8.2 The Customer understands that all services provided by the Company in connection with the Rental Packages being purchased are provided on an “as is” basis, meaning it is without any guarantees, representations, or warranties, including but not limited to warranties relating to quality, non-infringement, fitness for a particular purpose, merchantability, or expectation or course of performance. The Customer is choosing to purchase the Rental Packages on a purely voluntary basis and does not hold the Company responsible should the Customer become dissatisfied with any portion of the Rental Packages.
8.3 The Company may share reviews of products and/or services that they love at the Company’s sole discretion, but from time to time, the Company may participate in affiliate marketing and may allow affiliate links to be included within the Rental Packages in exchange for a commission earned when the Customer clicks or makes a purchase. The Company promises to only participate in affiliate marketing with products and/or services that they believe provide value to the Customer. Anything the Company shares is not professional advice and the Company asks that the Customer not rely solely on said opinion(s). It is the Customer’s responsibility to inform themselves independently if the product and/or service may be of benefit. The Customer understands that they retain the right to choose to purchase from any company and/or platform mentioned, or recommended through the Rental Packages and the Customer further understands it is at their discretion to inform themselves independently if the product and/or service may be of benefit.
9. LIMITATION OF LIABILITY
9.1 The Customer understands and agrees that through its purchase of the Company’s Rental Packages the Customer hereby releases the Company, and by extension its owner, from any and all claims whether known now or discovered in the future. The Customer agrees that the Company is not and will not be liable or responsible for any actions or inaction, or for any direct or indirect result of the use of the Rental Packages provided by the Company, or in connection with the Rental Packages. In no event shall the Company be liable to the Customer for any indirect, consequential or special damages as a result of their use of the Rental Packages.
9.2 The Customer shall defend, indemnify, and hold harmless the Company and the Company, from and against any and all liabilities and expense whatsoever – including without limitation, claims, damages, judgments, awards, settlements, investigations, costs, legal fees, and disbursements – which any of them may incur or become obligated to pay arising out of or resulting from the offering for sale, the sale, and/or use of the Rental Packages, excluding, however, any such expenses and liability which may result from a breach of this Terms or Purchase or sole negligence or willful misconduct by the Company. In consideration of and as part of the Customer’s payment for the right to utilize the equipment provided in the Rental Packages, the undersigned, heirs, executors, administrators, successors and assigns do hereby release, waive, acquit, discharge, indemnify, defend, hold harmless and forever discharge the Company and its subsidiaries, principals, directors, employees, agents, heirs, executors, administrators, successors, assigns and staff or students from all actions, causes of actions, contracts, claims, suits, costs, demands and damages of whatever nature or kind in law or in equity arising from the Customer’s use of the equipment provided in the Rental Packages.

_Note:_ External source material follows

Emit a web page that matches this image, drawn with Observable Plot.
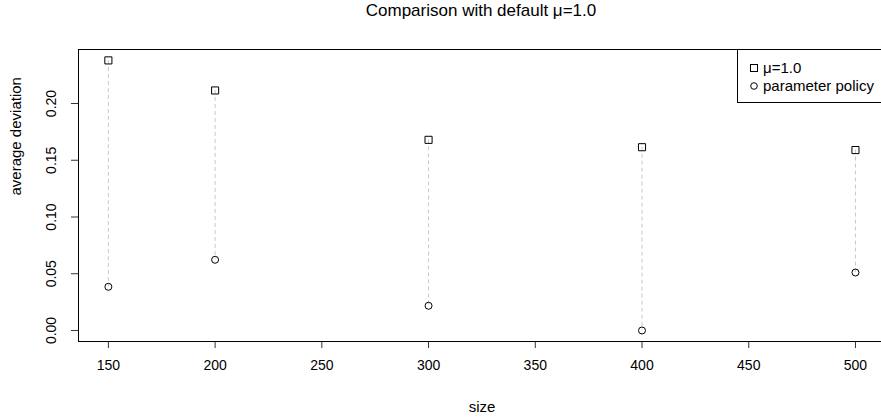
<!DOCTYPE html>
<html>
<head>
<meta charset="utf-8">
<script src="https://cdn.jsdelivr.net/npm/d3@7"></script>
<script src="https://cdn.jsdelivr.net/npm/@observablehq/plot@0.6"></script>
<style>
  html, body { margin:0; padding:0; background:white; overflow:hidden; }
  #wrap { position:relative; width:881px; height:417px; overflow:hidden; font-family:"Liberation Sans", Arial, sans-serif; }
  #title { height:30px; width:800px; padding-left:81px; text-align:center; font-size:17px; line-height:22px; color:#000; }
  #legend { position:absolute; left:737px; top:49px; width:170px; height:54px; border:1px solid #000; border-right:none; background:white; font-size:15px; color:#000; box-sizing:border-box; padding-top:9px; }
  #legend .row { height:18px; line-height:18px; white-space:nowrap; display:flex; align-items:center; }
  #legend svg { margin-left:12px; margin-right:5px; }
</style>
</head>
<body>
<div id="wrap">
  <div id="title">Comparison with default μ=1.0</div>
  <div id="chart"></div>
  <div id="legend"></div>
</div>
<script>
const sizes = [150, 200, 300, 400, 500];
const muDefault = [0.238, 0.2115, 0.168, 0.1615, 0.159];
const paramPolicy = [0.0385, 0.0623, 0.0218, 0.0, 0.0511];
const xTicks = [150, 200, 250, 300, 350, 400, 450, 500];
const yTicks = [0, 0.05, 0.10, 0.15, 0.20];
const seriesNames = ["μ=1.0", "parameter policy"];
const xDomain = [136, 512.2];
const yDomain = [-0.0097, 0.2476];

const rows = sizes.map((s, i) => ({size: s, mu: muDefault[i], policy: paramPolicy[i]}));

const chart = Plot.plot({
  width: 881,
  height: 387,
  marginTop: 19,
  marginBottom: 76,
  marginLeft: 78,
  marginRight: 0,
  x: {domain: xDomain},
  y: {domain: yDomain},
  style: {fontFamily: "'Liberation Sans', Arial, sans-serif", fontSize: "14px", color: "black", background: "white", overflow: "visible"},
  marks: [
    Plot.ruleX(rows, {x: "size", y1: "mu", y2: "policy", stroke: "#c8c8c8", strokeDasharray: "4,3"}),
    Plot.dot(rows, {x: "size", y: "mu", symbol: "square", r: 4, stroke: "black", strokeWidth: 1}),
    Plot.dot(rows, {x: "size", y: "policy", symbol: "circle", r: 3.5, stroke: "black", strokeWidth: 1}),
    Plot.axisX({ticks: xTicks, tickSize: 7, tickPadding: 12, tickFormat: d => String(d), label: null, stroke: "#333"}),
    Plot.axisY({ticks: yTicks, tickSize: 7, tickFormat: () => "", label: null, stroke: "#333"}),
    Plot.text(yTicks, {y: d => d, frameAnchor: "left", dx: -27, rotate: -90, text: d => d.toFixed(2), textAnchor: "middle", lineAnchor: "middle"}),
    Plot.text(["average deviation"], {frameAnchor: "left", dx: -62, rotate: -90, text: d => d, lineAnchor: "middle", fontSize: 15}),
    Plot.text(["size"], {frameAnchor: "bottom", dy: 66, dx: 2, text: d => d, lineAnchor: "middle", fontSize: 15}),
    Plot.ruleY([yDomain[0], yDomain[1]], {stroke: "black"}),
    Plot.ruleX([xDomain[0]], {stroke: "black"})
  ]
});
document.getElementById("chart").appendChild(chart);

const legend = document.getElementById("legend");
const symbols = [
  '<svg width="8" height="8"><rect x="0.5" y="0.5" width="7" height="7" fill="none" stroke="black"/></svg>',
  '<svg width="8" height="8"><circle cx="4" cy="4" r="3.3" fill="none" stroke="black"/></svg>'
];
seriesNames.forEach((name, i) => {
  const row = document.createElement("div");
  row.className = "row";
  row.innerHTML = symbols[i] + "<span>" + name + "</span>";
  legend.appendChild(row);
});
</script>
</body>
</html>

10. INDEMNIFICATION AND RELEASE OF CLAIMS
10.1 The Customer releases any right to claims against the Company to the maximum extent as permissible under applicable law. The Customer agrees that under no circumstances will the Company be liable to any party for any type of injury or damages that they may sustain as a result of participation in or use of the equipment provided in the Rental Packages, or in connection with any instruction from the Company or the accompanying materials, and the Customer hereby releases the Company from any and all claims, whether known or unknown, now or discovered in the future.

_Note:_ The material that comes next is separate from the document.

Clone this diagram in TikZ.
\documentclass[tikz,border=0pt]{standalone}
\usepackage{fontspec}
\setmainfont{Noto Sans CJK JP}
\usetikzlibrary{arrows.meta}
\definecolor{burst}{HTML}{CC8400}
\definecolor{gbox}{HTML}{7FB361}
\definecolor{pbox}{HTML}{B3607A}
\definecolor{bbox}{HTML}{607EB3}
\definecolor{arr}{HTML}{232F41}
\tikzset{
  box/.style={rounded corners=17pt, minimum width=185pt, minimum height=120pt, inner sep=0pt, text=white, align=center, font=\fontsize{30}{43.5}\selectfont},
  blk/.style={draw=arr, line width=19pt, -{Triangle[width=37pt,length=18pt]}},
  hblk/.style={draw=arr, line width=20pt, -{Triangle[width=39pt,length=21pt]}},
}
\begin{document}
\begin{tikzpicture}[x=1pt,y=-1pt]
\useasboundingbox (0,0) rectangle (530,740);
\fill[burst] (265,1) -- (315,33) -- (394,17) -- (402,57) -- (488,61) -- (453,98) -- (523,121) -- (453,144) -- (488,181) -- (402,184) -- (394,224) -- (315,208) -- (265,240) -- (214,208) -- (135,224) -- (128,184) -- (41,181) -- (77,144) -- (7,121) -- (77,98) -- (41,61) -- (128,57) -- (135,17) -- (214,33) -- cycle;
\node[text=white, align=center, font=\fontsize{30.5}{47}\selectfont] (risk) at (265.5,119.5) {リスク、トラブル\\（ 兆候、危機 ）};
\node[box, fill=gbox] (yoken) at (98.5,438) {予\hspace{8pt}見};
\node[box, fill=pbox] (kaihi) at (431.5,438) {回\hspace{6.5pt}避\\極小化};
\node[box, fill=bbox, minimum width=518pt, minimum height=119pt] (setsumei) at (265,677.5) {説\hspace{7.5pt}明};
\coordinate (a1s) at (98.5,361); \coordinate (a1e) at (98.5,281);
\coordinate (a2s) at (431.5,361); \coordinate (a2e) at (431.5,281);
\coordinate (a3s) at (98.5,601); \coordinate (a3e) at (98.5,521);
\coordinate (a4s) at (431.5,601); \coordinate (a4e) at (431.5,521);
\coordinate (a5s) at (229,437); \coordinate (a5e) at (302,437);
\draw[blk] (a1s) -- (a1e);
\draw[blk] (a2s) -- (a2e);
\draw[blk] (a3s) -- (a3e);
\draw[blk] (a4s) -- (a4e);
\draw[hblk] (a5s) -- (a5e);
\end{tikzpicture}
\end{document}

11. NO NEGATIVE STATEMENTS OR ACTIONS
11.1 The Customer shall not at any time directly or indirectly take any action and/or make, publish, file or record any oral or written statements that would likely have a negative or injurious impact upon, or that is derogatory, defamatory, libel or slanderous in nature to the Company in any way. The Customer acknowledges that the Company retains the right to terminate access to any product for any violation of this section and may be entitled to injunctive relief.
12. SEVERABILITY
12.1 If any provision of this Agreement shall be held to be invalid or unenforceable for any reason, the remaining provisions shall continue to be valid and enforceable. If the Court finds that any provision of this Agreement is invalid or unenforceable, but that by limiting such provision it would become valid and enforceable, then such provision shall be deemed to be written, construed, and enforced as so limited.
13. DISPUTE RESOLUTION
13.1 In the event a dispute arises out of this Agreement and cannot be resolved by mutual consent of the Parties, the Customer and the Company agree to attempt to mediate in good faith for up to thirty [30] days after notice is given. If the dispute is not so resolved, and in the event of legal action, the Company will be entitled to be paid by the Customer all costs and expenses incurred, including, but not limited to legal fees.
14. APPLICABLE LAW
14.1 This Agreement shall be governed by and under control of the laws of the Province of Ontario regardless of conflict of law principles, and regardless of the location of the Customer. The Customer understands this and agrees that the laws of the Province of Ontario are to be applicable here.
15. BINDING EFFECT
15.1 This Agreement shall be binding upon the parties hereto and their respective successors and permissible assigns.